Assume a person with Rs 50 lakh in bank FD. He now wants to ‘try out’ equity but doesn’t want to lose any capital.
• Use the monthly interest from Rs 50 lakh FD as monthly SIP into equity funds. So, we constantly use the monthly interest payout without dipping into the FD principal.
And since the FD corpus remains as it is (for years), the equity corpus starts small but increases with each passing month. To see how equity allocation would have increased over a long period, I simulated 6 percent FD (assumed to be fixed), paying monthly interest for a 10-year period (2012-2022), which was invested as monthly SIP in Nifty50.
The result is that Rs 50 lakh would have stayed in FD as it is. But over a period of 10+ years, the equity corpus would have grown to Rs 55-60 lakh, just by having your monthly FD interest invested in SIP.
Which equity funds are suitable for conservative investors?

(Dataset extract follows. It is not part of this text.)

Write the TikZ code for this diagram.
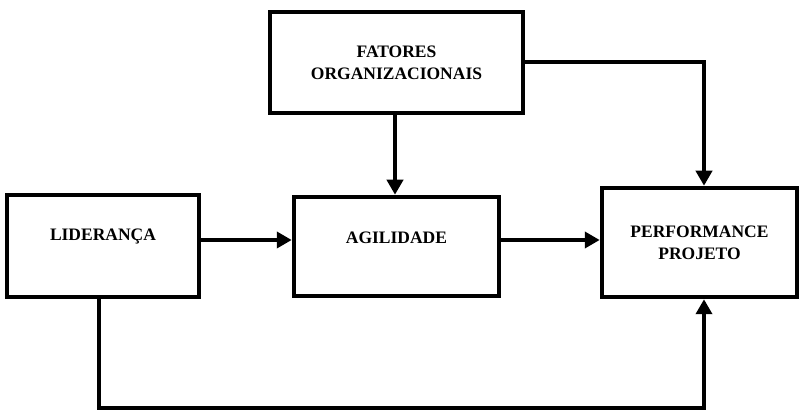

For conservative investors who want to invest up to 35 percent in equities, the choice of fund category will depend on the chosen equity allocation being targeted.
Here are a few options:
• For 1-15 percent equity – Index funds based on Nifty50 or Sensex
• For 15-35 percent equity – Index funds, Balanced Advantage Funds, Aggressive Hybrid Funds, Flexicap Funds
Being a conservative investor is fine, but only if you have sufficiently large savings capability. Else, you should consider gradually introducing some equity into your portfolio, or else, you will guarantee yourself a low return, which is unable to beat inflation.
Disclaimer: Do not consider the above as investment advice. If you are a DIY investor, please figure out what is the best equity allocation for you. If you have doubts, talk to an investment advisor.